§ GIVEN TASK
Gather every line holding the string "diagram".

§ EXCERPTED RECORDS
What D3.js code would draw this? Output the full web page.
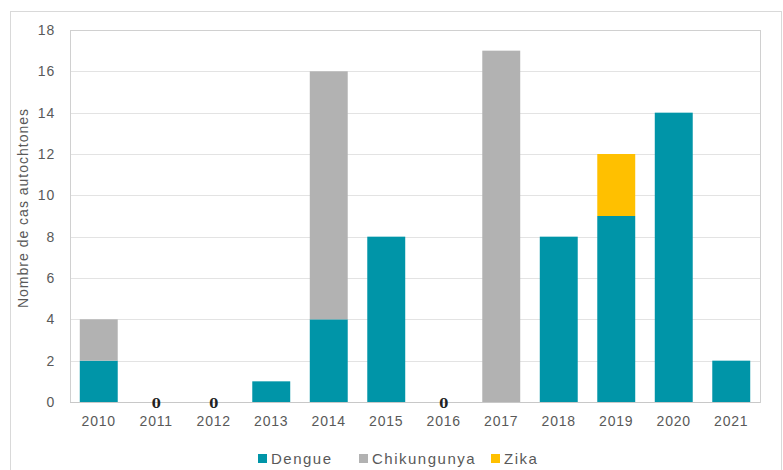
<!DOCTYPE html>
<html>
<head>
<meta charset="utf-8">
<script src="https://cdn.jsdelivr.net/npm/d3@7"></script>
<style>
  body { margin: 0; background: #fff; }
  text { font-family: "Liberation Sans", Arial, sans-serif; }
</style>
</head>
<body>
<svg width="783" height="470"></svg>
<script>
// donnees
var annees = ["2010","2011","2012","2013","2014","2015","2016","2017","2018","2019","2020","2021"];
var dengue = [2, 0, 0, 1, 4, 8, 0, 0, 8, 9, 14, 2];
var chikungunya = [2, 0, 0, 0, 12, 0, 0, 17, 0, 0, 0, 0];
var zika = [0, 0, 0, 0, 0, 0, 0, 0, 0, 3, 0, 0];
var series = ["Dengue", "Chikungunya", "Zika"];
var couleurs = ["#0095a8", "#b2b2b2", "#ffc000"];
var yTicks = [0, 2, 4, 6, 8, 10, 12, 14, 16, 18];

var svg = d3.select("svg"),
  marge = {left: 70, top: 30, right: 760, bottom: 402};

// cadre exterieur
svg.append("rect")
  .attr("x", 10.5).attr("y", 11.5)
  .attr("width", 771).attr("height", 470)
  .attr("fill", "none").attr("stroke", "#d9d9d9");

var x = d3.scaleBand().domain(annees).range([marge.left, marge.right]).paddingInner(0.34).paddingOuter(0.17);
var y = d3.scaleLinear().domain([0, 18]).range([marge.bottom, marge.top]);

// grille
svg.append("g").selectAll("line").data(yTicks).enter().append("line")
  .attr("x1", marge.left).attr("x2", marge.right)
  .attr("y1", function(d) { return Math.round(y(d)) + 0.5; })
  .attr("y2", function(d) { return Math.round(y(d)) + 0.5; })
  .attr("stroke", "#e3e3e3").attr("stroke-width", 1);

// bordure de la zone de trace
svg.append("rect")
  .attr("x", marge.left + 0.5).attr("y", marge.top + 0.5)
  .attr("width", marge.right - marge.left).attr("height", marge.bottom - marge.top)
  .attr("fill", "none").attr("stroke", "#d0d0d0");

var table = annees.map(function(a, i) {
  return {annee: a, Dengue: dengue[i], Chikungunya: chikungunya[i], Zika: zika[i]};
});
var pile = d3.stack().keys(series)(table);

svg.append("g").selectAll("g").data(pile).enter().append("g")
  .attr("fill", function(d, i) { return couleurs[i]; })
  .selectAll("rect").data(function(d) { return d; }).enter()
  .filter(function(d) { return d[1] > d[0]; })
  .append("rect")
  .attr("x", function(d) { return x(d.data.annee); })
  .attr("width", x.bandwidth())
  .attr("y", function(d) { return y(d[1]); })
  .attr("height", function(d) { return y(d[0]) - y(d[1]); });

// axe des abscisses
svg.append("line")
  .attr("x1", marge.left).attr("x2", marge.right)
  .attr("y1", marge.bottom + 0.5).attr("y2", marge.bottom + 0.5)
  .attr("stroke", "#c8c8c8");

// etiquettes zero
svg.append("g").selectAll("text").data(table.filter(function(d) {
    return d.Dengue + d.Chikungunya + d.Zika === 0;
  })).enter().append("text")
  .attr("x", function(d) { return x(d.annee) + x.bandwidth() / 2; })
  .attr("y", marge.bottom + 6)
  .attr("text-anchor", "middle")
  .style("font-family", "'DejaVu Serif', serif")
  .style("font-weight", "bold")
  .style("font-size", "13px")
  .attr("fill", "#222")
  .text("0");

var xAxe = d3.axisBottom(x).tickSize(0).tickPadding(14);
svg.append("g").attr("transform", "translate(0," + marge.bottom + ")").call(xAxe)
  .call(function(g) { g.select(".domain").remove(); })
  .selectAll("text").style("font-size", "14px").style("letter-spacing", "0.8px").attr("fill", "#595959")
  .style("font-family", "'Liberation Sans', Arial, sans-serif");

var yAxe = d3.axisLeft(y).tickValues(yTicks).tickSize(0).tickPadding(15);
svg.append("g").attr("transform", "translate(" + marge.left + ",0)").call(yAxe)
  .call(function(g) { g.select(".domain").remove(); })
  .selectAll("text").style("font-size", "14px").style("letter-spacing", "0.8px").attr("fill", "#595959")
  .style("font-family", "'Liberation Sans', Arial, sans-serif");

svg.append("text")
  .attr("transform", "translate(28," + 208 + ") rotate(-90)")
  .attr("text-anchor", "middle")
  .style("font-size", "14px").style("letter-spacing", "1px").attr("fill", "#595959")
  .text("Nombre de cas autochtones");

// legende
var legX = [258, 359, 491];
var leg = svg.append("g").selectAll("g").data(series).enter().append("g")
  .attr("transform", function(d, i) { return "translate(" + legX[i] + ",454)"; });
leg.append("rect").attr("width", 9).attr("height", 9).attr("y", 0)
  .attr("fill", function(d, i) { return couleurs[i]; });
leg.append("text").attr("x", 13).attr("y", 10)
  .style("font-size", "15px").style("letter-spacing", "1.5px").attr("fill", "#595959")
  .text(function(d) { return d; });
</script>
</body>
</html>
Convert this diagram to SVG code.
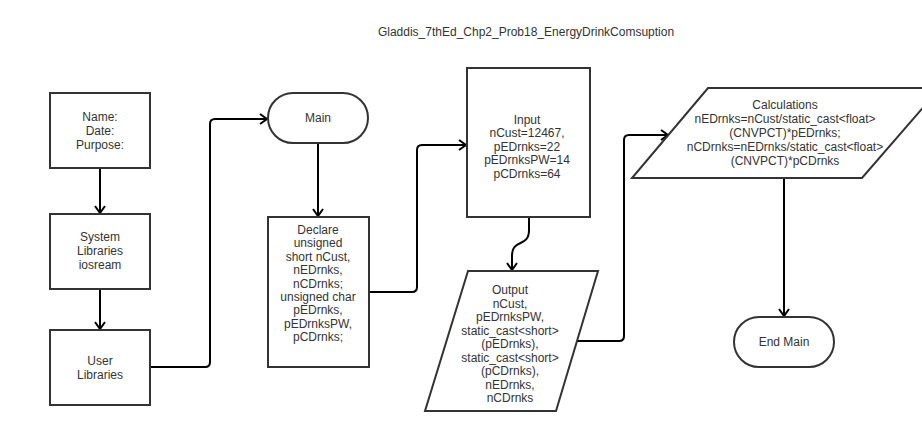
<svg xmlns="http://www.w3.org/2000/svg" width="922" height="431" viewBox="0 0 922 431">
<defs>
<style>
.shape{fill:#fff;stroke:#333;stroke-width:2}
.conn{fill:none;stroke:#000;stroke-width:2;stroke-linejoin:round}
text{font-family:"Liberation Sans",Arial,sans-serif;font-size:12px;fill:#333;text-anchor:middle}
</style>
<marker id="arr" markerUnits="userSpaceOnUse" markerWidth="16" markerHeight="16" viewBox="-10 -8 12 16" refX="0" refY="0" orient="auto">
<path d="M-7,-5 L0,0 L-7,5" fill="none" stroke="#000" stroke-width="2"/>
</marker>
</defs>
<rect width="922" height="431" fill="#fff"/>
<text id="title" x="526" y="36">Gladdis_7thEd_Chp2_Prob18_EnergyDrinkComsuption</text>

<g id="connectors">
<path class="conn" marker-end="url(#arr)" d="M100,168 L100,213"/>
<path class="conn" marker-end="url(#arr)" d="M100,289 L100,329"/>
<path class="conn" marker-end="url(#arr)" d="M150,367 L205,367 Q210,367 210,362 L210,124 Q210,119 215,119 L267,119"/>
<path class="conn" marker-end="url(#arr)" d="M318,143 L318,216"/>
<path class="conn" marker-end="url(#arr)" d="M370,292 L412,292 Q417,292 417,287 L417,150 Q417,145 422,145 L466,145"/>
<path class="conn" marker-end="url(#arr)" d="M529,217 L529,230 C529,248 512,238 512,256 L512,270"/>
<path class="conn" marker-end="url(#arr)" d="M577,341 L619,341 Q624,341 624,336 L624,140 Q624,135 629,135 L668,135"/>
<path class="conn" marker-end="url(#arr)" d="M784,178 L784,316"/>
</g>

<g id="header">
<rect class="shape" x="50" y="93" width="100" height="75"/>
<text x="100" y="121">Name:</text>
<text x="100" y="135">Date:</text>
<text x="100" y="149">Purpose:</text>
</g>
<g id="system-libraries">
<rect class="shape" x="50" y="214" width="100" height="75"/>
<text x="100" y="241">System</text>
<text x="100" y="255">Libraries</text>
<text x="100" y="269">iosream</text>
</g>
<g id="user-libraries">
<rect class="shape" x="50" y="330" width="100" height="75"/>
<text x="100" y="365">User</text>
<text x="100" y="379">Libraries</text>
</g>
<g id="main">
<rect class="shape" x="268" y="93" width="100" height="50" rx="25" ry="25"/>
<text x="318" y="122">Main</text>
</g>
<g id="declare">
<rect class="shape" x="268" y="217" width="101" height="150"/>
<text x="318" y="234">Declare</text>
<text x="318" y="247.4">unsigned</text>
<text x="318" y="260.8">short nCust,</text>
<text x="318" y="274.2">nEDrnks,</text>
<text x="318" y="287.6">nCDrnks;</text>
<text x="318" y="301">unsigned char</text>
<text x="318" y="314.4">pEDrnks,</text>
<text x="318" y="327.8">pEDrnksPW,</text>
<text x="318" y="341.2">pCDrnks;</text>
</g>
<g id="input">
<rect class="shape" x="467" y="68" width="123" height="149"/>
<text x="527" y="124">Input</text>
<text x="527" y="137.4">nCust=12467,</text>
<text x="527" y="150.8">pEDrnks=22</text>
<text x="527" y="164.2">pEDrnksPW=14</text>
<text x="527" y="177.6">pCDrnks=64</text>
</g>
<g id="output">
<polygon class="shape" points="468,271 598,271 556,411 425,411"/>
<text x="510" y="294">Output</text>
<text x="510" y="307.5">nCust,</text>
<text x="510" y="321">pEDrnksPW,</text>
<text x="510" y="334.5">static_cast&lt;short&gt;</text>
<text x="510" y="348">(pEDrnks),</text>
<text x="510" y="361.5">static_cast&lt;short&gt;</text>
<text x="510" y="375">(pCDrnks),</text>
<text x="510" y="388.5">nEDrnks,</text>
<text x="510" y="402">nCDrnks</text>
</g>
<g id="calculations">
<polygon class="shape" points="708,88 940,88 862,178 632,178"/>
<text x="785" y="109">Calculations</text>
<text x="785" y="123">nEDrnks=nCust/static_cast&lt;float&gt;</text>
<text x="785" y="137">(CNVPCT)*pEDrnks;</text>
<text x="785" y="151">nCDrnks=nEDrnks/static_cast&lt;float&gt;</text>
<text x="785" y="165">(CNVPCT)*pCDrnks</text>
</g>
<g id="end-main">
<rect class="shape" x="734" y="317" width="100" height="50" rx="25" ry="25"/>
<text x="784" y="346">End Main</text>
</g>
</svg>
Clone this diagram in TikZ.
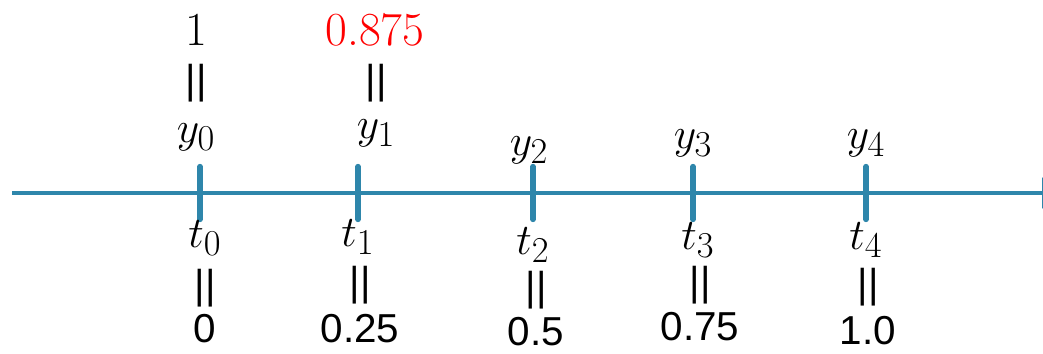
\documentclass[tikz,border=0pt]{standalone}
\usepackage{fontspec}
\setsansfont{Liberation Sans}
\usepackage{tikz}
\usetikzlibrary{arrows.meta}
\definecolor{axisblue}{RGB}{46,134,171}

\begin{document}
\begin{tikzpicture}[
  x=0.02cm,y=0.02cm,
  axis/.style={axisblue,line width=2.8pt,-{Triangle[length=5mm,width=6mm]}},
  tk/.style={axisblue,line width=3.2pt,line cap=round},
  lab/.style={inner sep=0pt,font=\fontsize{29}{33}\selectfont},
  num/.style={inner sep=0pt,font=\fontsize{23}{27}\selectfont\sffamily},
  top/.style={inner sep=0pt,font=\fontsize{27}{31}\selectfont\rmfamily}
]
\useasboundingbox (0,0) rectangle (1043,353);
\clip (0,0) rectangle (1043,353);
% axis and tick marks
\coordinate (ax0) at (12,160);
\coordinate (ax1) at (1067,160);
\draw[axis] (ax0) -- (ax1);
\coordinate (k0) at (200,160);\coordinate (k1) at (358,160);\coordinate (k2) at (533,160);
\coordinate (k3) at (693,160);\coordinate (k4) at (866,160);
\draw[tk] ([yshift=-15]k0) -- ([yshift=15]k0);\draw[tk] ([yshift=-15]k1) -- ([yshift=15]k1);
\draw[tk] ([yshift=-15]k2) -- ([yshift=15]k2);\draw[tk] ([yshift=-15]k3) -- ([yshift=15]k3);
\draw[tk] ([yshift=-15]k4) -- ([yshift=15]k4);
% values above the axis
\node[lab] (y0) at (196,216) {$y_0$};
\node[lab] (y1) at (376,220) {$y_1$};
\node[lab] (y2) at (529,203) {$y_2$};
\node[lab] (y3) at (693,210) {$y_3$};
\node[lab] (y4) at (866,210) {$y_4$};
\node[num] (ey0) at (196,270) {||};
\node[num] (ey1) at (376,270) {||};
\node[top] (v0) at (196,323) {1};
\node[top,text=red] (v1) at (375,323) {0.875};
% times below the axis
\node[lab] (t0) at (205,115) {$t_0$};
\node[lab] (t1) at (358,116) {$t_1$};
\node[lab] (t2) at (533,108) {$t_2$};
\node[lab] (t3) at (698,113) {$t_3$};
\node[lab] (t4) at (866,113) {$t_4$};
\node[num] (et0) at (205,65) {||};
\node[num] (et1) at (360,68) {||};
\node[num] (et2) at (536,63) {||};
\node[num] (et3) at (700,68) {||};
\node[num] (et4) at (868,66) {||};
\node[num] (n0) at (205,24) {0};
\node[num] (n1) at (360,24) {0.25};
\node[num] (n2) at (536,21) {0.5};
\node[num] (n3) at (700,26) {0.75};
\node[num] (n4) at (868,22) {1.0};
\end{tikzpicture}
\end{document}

§ ANSWER IN FULL
Convert this diagram to SVG code.
Clone this diagram in TikZ.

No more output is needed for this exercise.